A Closer Look at the Terms
Most prairie plants fall into this category of sunlight exposure. This light is bright, sunny for most of the day like in open areas and backyards. These spaces get at least six hours of direct sunlight and need to be planted with full sun plants. Their deep roots and natural adaptations for direct sunlight will help them thrive in this harsh environment. Silver or gray leaves, pubescent leaves, or leaf orientation are adaptations that help them prosper in these sunny areas.
There are other plants that appreciate some protection from the hottest part of the days, but they still need at least six hours of direct light. Keep in mind that full sun in the Smoky Mountains and full sun in Texas are different. So, think critically about your local site, because some experimentation may still be needed.
Part Sun and Part Shade
When I think about part sun and part shade, savannah plants come to mind. They are tucked up close to the margins of the forest. They transition from prairie plants to woodland plants. Some will get sunlight for most of the day, but not often.

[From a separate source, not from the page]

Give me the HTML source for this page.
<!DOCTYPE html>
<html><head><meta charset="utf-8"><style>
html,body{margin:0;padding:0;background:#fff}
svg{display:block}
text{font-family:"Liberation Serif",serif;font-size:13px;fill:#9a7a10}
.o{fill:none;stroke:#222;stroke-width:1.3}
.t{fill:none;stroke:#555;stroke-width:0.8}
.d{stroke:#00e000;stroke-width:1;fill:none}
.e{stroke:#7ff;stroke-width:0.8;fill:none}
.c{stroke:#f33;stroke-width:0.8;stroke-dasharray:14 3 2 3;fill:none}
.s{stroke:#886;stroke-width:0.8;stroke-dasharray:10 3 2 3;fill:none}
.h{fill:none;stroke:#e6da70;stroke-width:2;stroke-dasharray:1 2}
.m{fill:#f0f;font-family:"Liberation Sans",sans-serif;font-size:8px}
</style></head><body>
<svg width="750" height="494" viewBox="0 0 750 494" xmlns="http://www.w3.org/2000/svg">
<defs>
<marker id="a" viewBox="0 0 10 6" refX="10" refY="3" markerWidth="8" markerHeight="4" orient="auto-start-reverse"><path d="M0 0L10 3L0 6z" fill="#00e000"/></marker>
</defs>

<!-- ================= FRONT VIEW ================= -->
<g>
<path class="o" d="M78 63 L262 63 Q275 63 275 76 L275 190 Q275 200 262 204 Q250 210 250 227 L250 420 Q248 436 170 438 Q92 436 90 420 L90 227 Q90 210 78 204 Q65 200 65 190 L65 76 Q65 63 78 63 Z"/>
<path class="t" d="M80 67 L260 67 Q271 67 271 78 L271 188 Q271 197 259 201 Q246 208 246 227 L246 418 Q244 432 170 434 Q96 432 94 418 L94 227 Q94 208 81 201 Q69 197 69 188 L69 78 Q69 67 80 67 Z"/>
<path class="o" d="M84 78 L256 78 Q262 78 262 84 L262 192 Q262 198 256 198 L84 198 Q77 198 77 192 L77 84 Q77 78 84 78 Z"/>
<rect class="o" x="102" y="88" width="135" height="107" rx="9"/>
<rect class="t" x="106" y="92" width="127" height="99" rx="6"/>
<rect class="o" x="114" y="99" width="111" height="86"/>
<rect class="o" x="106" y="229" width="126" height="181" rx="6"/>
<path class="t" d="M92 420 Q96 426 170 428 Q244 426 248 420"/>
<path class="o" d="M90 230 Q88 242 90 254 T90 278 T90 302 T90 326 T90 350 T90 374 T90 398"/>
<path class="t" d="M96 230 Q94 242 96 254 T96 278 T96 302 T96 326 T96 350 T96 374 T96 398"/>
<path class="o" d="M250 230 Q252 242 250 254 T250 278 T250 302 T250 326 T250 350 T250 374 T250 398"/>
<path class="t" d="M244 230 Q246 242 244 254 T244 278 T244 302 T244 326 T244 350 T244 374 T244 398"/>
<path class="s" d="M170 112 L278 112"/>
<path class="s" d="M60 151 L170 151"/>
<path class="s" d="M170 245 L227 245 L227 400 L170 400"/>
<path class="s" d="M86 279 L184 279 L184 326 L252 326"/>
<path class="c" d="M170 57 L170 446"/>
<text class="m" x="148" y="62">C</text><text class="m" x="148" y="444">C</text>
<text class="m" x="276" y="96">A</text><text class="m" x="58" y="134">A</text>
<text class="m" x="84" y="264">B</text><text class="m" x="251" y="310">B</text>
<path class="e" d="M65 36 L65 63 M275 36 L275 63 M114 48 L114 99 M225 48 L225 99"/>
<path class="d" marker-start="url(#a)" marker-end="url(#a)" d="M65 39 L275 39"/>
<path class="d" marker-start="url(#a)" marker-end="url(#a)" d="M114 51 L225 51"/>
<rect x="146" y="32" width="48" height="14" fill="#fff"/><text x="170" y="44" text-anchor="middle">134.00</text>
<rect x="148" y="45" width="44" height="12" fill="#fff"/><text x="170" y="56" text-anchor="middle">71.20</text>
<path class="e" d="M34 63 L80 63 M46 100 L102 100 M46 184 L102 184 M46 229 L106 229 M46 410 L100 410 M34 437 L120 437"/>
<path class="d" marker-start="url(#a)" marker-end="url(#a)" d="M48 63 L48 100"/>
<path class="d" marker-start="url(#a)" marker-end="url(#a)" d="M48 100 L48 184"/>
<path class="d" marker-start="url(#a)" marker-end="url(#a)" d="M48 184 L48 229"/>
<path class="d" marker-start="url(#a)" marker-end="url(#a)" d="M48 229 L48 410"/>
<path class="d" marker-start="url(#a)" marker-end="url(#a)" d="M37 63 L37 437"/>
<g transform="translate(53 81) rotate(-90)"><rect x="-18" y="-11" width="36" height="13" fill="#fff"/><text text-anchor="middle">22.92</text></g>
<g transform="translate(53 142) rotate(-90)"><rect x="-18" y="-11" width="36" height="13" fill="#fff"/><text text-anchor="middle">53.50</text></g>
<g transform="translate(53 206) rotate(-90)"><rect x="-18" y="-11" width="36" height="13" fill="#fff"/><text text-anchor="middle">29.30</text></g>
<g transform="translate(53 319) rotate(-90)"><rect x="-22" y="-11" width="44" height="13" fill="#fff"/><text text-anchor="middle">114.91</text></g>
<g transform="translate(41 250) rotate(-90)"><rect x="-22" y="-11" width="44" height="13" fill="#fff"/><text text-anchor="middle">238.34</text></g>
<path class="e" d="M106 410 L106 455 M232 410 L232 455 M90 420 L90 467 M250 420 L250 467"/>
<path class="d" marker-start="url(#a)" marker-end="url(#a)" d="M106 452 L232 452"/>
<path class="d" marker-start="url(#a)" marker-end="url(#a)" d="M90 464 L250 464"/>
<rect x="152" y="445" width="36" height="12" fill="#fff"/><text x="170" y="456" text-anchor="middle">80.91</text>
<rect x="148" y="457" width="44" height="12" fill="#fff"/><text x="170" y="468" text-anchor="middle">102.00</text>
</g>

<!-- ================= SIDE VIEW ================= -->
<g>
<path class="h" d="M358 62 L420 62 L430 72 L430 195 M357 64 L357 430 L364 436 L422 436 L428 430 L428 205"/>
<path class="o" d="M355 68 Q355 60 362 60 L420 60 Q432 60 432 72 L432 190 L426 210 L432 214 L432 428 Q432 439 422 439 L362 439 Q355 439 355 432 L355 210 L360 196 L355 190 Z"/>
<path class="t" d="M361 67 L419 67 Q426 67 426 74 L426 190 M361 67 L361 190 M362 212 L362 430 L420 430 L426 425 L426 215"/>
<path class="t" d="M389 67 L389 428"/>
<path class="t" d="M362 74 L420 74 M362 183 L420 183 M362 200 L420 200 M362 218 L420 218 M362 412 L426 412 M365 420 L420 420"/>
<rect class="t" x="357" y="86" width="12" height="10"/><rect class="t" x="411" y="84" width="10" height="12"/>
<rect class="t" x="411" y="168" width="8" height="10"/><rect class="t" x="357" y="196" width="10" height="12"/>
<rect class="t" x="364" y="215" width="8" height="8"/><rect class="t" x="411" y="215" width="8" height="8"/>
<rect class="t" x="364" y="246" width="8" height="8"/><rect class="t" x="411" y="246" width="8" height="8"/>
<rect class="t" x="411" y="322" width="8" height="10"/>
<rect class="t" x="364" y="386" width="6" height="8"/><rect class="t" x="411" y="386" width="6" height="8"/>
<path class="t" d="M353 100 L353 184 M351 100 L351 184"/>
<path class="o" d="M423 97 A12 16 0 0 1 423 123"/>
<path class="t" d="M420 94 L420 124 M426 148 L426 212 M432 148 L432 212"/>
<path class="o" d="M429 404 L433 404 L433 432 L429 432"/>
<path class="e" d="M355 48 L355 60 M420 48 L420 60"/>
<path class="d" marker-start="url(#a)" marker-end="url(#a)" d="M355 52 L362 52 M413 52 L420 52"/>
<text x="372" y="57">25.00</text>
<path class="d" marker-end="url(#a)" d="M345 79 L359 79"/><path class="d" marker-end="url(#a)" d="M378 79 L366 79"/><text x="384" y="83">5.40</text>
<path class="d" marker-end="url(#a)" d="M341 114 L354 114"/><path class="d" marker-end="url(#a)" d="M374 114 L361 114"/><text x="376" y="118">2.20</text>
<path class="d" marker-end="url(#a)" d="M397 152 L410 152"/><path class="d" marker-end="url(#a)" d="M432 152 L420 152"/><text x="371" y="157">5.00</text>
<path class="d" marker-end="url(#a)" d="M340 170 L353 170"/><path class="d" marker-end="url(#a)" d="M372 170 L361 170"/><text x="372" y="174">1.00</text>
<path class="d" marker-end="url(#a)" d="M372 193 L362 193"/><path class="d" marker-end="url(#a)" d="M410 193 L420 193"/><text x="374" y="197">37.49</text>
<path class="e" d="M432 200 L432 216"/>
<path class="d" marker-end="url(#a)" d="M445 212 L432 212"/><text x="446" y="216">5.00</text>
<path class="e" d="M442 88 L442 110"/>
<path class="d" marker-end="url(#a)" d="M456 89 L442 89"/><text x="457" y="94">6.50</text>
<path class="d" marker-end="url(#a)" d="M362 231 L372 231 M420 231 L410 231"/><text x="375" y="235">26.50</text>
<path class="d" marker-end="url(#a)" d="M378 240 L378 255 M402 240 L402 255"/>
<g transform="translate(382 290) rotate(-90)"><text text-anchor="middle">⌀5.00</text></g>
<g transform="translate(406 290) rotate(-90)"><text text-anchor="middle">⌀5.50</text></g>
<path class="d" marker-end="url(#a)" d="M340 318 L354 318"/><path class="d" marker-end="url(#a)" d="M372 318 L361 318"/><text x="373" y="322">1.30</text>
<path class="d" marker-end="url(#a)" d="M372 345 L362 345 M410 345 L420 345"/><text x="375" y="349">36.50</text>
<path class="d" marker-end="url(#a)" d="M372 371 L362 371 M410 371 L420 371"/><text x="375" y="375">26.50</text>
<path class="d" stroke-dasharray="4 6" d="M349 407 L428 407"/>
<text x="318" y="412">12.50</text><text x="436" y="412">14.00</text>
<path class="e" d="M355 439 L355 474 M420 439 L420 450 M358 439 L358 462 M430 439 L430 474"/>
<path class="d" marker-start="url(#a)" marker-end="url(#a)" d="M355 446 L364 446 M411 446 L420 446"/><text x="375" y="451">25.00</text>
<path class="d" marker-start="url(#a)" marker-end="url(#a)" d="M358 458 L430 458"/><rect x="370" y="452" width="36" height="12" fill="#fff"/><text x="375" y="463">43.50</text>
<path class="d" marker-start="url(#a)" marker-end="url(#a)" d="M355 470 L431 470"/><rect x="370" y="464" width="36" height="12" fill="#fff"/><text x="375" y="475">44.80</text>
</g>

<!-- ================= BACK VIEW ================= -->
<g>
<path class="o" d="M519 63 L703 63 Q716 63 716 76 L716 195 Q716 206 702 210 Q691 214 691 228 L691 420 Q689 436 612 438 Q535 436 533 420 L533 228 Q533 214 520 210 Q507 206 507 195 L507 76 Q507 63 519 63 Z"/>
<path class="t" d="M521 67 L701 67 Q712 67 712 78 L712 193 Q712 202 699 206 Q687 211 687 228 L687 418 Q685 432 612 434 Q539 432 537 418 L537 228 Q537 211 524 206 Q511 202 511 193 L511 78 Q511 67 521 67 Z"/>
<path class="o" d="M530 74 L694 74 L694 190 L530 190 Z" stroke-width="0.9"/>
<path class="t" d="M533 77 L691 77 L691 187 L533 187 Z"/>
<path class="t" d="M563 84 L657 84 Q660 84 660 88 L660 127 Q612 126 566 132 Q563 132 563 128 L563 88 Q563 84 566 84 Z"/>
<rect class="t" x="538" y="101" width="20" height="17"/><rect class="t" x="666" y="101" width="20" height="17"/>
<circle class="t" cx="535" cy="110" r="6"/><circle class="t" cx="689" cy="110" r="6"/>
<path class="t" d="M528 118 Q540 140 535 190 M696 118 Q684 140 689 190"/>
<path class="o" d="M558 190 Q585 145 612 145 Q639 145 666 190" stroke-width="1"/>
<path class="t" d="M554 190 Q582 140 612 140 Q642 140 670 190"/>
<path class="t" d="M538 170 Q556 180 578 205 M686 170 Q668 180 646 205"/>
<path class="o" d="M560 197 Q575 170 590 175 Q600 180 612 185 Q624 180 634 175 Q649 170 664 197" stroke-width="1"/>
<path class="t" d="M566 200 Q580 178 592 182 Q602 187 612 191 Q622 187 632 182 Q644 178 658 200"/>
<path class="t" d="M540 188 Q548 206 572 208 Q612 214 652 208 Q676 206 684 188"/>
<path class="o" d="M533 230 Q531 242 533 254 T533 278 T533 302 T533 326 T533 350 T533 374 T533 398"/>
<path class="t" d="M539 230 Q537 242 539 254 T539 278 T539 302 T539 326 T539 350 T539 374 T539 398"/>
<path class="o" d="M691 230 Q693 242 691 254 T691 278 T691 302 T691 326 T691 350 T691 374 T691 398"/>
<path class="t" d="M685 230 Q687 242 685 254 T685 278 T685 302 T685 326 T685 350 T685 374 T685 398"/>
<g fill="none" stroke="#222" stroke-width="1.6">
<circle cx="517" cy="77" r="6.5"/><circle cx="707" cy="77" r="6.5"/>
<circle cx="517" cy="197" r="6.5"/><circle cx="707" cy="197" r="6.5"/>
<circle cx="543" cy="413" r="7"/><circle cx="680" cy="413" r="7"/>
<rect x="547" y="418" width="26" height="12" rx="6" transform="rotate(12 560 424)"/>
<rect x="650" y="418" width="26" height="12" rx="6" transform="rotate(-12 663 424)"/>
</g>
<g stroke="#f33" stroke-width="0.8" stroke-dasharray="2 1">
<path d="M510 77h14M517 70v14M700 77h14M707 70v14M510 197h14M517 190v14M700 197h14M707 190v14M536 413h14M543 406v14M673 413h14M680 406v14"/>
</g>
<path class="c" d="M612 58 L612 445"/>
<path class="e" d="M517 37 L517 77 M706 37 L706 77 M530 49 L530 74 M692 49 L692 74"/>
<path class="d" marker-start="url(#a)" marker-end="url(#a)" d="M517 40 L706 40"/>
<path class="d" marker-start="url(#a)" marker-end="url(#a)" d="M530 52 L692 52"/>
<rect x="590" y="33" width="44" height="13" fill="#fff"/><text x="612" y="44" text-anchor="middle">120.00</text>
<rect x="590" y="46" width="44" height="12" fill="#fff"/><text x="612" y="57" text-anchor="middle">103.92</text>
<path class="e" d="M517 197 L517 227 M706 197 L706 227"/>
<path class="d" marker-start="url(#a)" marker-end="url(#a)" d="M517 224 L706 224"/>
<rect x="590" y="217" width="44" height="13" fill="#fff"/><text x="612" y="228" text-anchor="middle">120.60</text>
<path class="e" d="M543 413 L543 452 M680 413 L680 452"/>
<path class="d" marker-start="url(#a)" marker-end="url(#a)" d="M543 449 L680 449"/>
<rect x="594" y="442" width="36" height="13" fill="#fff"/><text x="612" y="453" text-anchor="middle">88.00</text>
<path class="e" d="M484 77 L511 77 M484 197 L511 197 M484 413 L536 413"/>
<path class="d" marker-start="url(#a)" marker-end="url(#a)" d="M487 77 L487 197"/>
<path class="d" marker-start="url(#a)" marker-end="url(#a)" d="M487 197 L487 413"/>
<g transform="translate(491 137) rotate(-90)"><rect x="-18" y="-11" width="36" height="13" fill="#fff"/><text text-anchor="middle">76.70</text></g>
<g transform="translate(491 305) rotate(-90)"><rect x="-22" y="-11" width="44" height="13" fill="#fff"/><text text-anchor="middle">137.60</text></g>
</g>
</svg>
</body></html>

It is not the hottest direct sun.
Part sun and part shade are very similar, but there are subtle differences. These two terms can be understood quite differently. Most plants requiring either part sun or part shade do well in filtered light for most of the day. In Kansas, a plant requiring part sun or part shade needs to be protected from the more intense afternoon sun. Give it morning sun to keep it happy.
Plants requiring part shade can be quite sensitive to too much direct sun, particularly in the afternoon, and will need shade during the hottest parts of the day.
Plants requiring part sun can usually tolerate more light and need a minimum amount of direct sun to thrive. These plants may bloom poorly if given too little sun.
For either group, providing a few hours of direct morning sun is a good choice.
Plants requiring full shade are the most challenging in Kansas. Essentially, we are trying to grow shade plants in a prairie environment with lots of sun and inconsistent moisture. Shaded areas typically stay dry and need supplemental moisture to grow full shade plants. Full shade plants require anything less than three hours of direct light such as morning sun and late evening sunlight. Protection from the hot midday sun is very important. Filtered light, such as that found beneath a tree canopy, is a good setting for full shade plants. This type of light is referred to as dappled shade and offers many gardening opportunities.
Dense shade may occur under a dense evergreen tree against a fence, or the north side of your house protected by a deck. These areas get little if any sunlight throughout the day. These problem areas are usually dark and can stay very wet or very dry. There is not much you can do under these conditions, but maybe a ground cover or decorative yard element would be a good choice. Plants need some light and you are fighting nature by trying to grow something without much light. Rather focus on the areas that do have some light to draw your eyes away from this area.
It is best to become familiar with sun exposure in your landscape by checking on light conditions throughout the day and over the course of a full growing season. Growing plants in Kansas can be a test of your will, so match plants up to your landscape based on light conditions in your landscape. I have found that if you get this requirement right, some of the other elements like soil, water and fertility will sort themselves out on their own.